Model glider pilots have recently found a new way of dynamic soaring in the lee of a hill. Normally, soaring is done on the windward side of a hill to take advantage of the up-draughts as the wind blows up and over the hill; the lee side of the hill is normally avoided because of down-draughts. However, it has been found that it is possible to maintain height and position in a circular flight path and achieve huge speeds, on the lee-side of a hill when there is a marked shear boundary between the wind blowing over the top of the hill and a relatively still area below.
Again the Rayleigh cycle of dynamic soaring is cited as the mechanism in use. It goes something like this: as the model flies upwind in the still air and climbs through the shear boundary into the fast moving air, ground speed is preserved and airspeed increases. The glider turns downwind and descends through the shear boundary, ground speed is preserved and airspeed increases. The circuit is completed in still air below the shear boundary with a little loss of speed and the cycle is repeated.
So what is wrong with that? In this form of dynamic soaring both airspeed and ground-speed must increase but the theory says that airspeed will increase only if actual speed (ground-speed) does not increase. Also the effect has maximum effect if the glider penetrates the shear boundary on upwind or downwind headings. On more cross wind headings the effect is much reduced. In order for both airspeed and ground-speed to increase there has to a force acting in the direction of flight to achieve that acceleration. Also, if airspeed increases then drag increases. If drag increases there must be a force to balance drag, if only briefly. The wind gradient theory does not show such a force.
As explained elsewhere, in albatross dynamic soaring, airspeed can be maintained in a windward turn but in this case the ‘windward’ turn is made in still air so that does not apply and there is no gain of energy. The wind is an obvious source of energy but where is the force that causes the acceleration? Also, when listening to the sound track of the videos of this kind of flying, you would expect that if the Rayleigh cycle is correct then there would be audible ‘double slap’ as the glider penetrates the shear boundary twice. What you actually hear is a ‘single slap’ at the highest point of the circle.
I do not think that this is either wind-gradient or windward-turn dynamic soaring. I think it is more like a kind of transitory auto-rotation, the kind of thing that keeps the rotor of an auto-gyro or the vanes of a vertical-axis windmill turning. Such mechanisms have axles or rotor hubs to constrain the motion of the rotor and ensure a permanent high angle of attack. The glider in free-flight can only sustain a large angle of attack briefly.

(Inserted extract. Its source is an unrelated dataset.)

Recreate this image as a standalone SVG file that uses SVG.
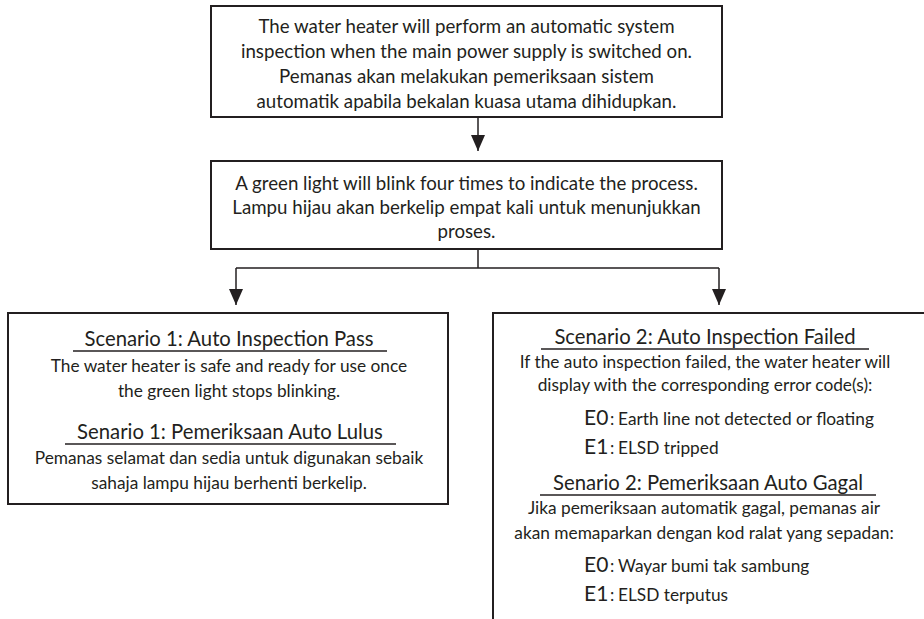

This is how it works. The glider is circling with a steep angle of bank (figure 28) but with a small angle of attack and the lift and drag forces are resolved normally as in figure 29 a, which is a plan view with the glider in a steeply banked turn
As the glider penetrates the shear boundary briefly at the cross-wind position the effect is to cause a sudden increase in angle of attack, which increases lift and drag but, more importantly, tilts the lift-drag resultant forward giving the glider a kick, like a pulse of thrust, in the direction of flight (figure 29 b). The wind is horizontal and the glider is in a steeply banked turn. This is similar to the resolution of forces which enables a helicopter rotor to continue spinning in auto-rotation. The pulse of thrust, the kick, increases the airspeed and ground-speed on every circuit, the circuit being completed in the still air below the shear boundary with a small loss of airspeed.
It is similar to a kind of vertical axis wind turbine. Like a cup anemometer, it has a vertical axis and three arms, but with a vertical airfoil blade at the end of each arm instead of the cup. Like the cup anemometer, this device will also rotate regardless of the wind direction. Just imagine instead of three arms, a single arm and single airfoil and there is your glider in a steep turn sipping at the wind at the upwind peak of the orbit.
Also, although these glider models are achieving very high ground-speeds, recorded by radar speed guns, it may be that they are generating and flying within, a rotating vortex in the otherwise stationary air in the lee of the hill. This would mean that the airspeed and (G loading) are not as high as the ground speed.
This kind of high-speed, circling flight is not what albatrosses do. However, the albatross is thought to be able to soar upwind and the kick may be an explanation of how it does that.